42. All four of the song’s verses are excellent. But the way Jagger and Richards connect the imagery of the first and last — the wine and the blood, the footloose man and the bleeding man — is immaculate.
43. Verse two summarizes the ‘60s — a decade of protests for civil rights, for the end of the Vietnam War, among many social issues. Jagger offers an encouragement to keep venting, even though many issues weren’t resolved by the decade’s end.
44. “You Can’t Always Get What You Want” is expertly mixed, considering its maximalist approach, and ends on a perfectly peaceful note as the angelic choir engulfs the band’s rhythm in heavenly light.
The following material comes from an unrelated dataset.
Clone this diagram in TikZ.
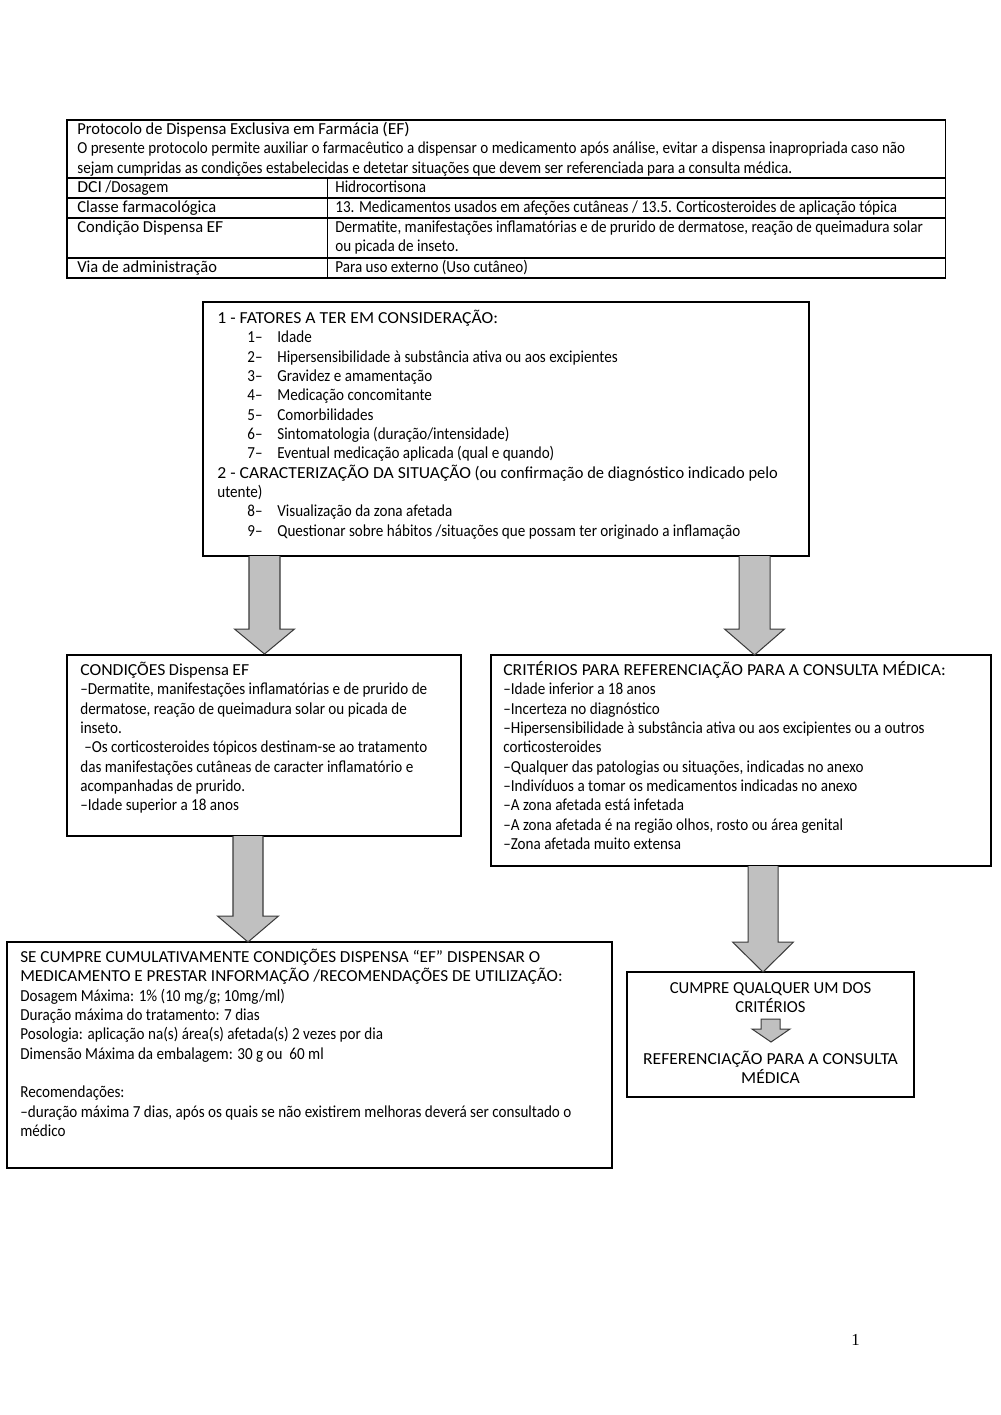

45. Let It Bleed is by no means a concept album. But after eight tracks of darkness, grit, violence, and sex, the choice to close with a gospel-inspired anthem feels like baptism — saying goodbye to the decade past and looking forward with hope to the one impending.
46. Musical and stylistic cohesion in an album is typically a desirable trait. Let It Bleed rejects reason, however, with its gospel, blues, country, and rock and roll songs arranged in no particularly pleasant sequence. Yet, it’s somehow perfectly executed.
47. The different influences and styles which create the building blocks of Let It Bleed offer a snapshot of The Rolling Stones in transition between the austere production of Beggars Banquet and the swaggering strut of Sticky Fingers.
48. Losing a founding band member, especially one as versatile as Brian Jones, can be detrimental to a band’s chemistry. While his ear for songcraft is certainly missed, The Stones shifted gears with ease and created one of their greatest records.
49. The Rolling Stones’ grasp on American roots music in 1969 was honestly better than most of their American contemporaries. Their importance in carrying on the country and blues tradition in rock music is immeasurable.
50. Robert Brownjohn’s cake-tire-pizza-clock album cover is surreal enough. But the album’s back cover, which depicts the cover’s disintegration with a sinking cake-topper band, broken record, and eaten food, highlights the violence and disturbance hiding within Let It Bleed.